My impasse at the Ukrainian border was solved by nice people too. Ivan and Vira (off duty policeman and teacher of English respectively) spotted my predicament and calmly put my bike and kit in the back of their van and invited me to hop in the front. We got into Poland just four hours later, after interminable queues and checks by soldiers with guns, soldiers with clipboards and soldiers with screwdrivers (to check behind door panels.) I tried to pay Ivan and Vira for their help, of course, but they refused point blank. We did exchange a good few laughs, plus photos and email contacts though. They went off to do some shopping and I gratefully turned north, towards Lithuania. I arrived in Russia two weeks later, exactly on the date allowed by my visa. I’d ridden a shade over three thousand miles in six weeks, with just three rest days. Getting home was much easier; I just packed the bike in a big bag and caught a flight.
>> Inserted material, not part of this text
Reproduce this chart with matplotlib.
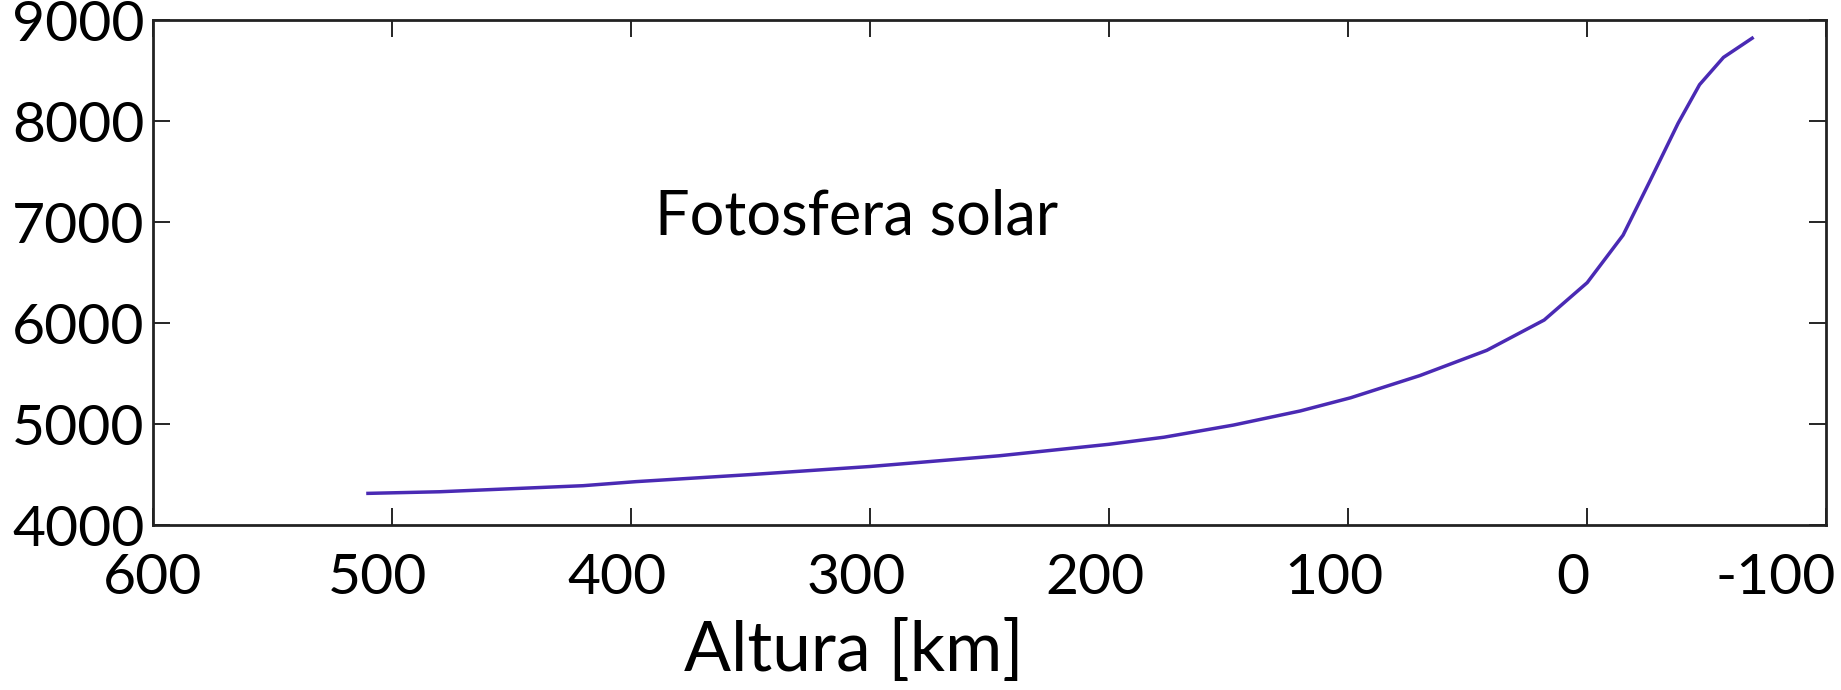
import matplotlib
matplotlib.use("Agg")
import matplotlib.pyplot as plt
import matplotlib.transforms as mtransforms

plt.rcParams['font.family'] = ['Lato', 'DejaVu Sans']
plt.rcParams['axes.unicode_minus'] = False

# altura [km] vs temperatura [K]
altura = [510, 480, 450, 420, 398, 350, 300, 246, 200, 177, 148, 120, 99,
          70, 42, 18, 0, -15, -26, -38, -47, -57, -69]
temperatura = [4314, 4330, 4360, 4390, 4430, 4500, 4580, 4686, 4800, 4870,
               4990, 5130, 5260, 5480, 5730, 6030, 6400, 6870, 7395, 7977,
               8360, 8630, 8820]
xticks = [600, 500, 400, 300, 200, 100, 0, -100]
yticks = [4000, 5000, 6000, 7000, 8000, 9000]

fig = plt.figure(figsize=(18.41, 6.9), dpi=100)
ax = fig.add_axes([0.083, 0.239, 0.909, 0.732])

ax.plot(altura, temperatura, color='#4a2ab4', lw=2.5)
ax.text(390, 7050, "Fotosfera solar", fontsize=44, ha='left', va='center')

ax.set_xlim(600, -100)
ax.set_ylim(4000, 9000)
ax.set_xticks(xticks)
ax.set_yticks(yticks)
ax.tick_params(direction='in', length=12, width=1.2, top=True, right=True,
               labelsize=41)
ax.tick_params(axis='x', pad=20)
ax.tick_params(axis='y', pad=6)
for s in ax.spines.values():
    s.set_linewidth(2.0)
    s.set_color('#222222')

# nudge the x labels a bit left like the original, last one flush right
labels = ax.get_xticklabels()
shift = mtransforms.ScaledTranslation(-14 / 100, 0, fig.dpi_scale_trans)
for lab in labels[1:-1]:
    lab.set_transform(lab.get_transform() + shift)
labels[-1].set_ha('right')
labels[-1].set_transform(labels[-1].get_transform()
                         + mtransforms.ScaledTranslation(10 / 100, 0, fig.dpi_scale_trans))

fig.text(0.464, 0.056, "Altura [km]", fontsize=50, ha='center', va='center')

fig.savefig("out.png", dpi=100)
I was pleased to be home; the trip was right at the very limit of my capabilities. I’m a lucky guy, not only because my amazing wife lets me get away on these periodic jaunts but because I live in a time and in a place where such travel is possible.


----------



## drewc65 (26 Sep 2013)

Well fair play to you. Bet sometimes must have seemed you like you were on a different planet. But what an experience.


----------



## alans (23 Dec 2013)

Enjoyed reading that groylat.

Your name seems eastern Eurpoean-ish


----------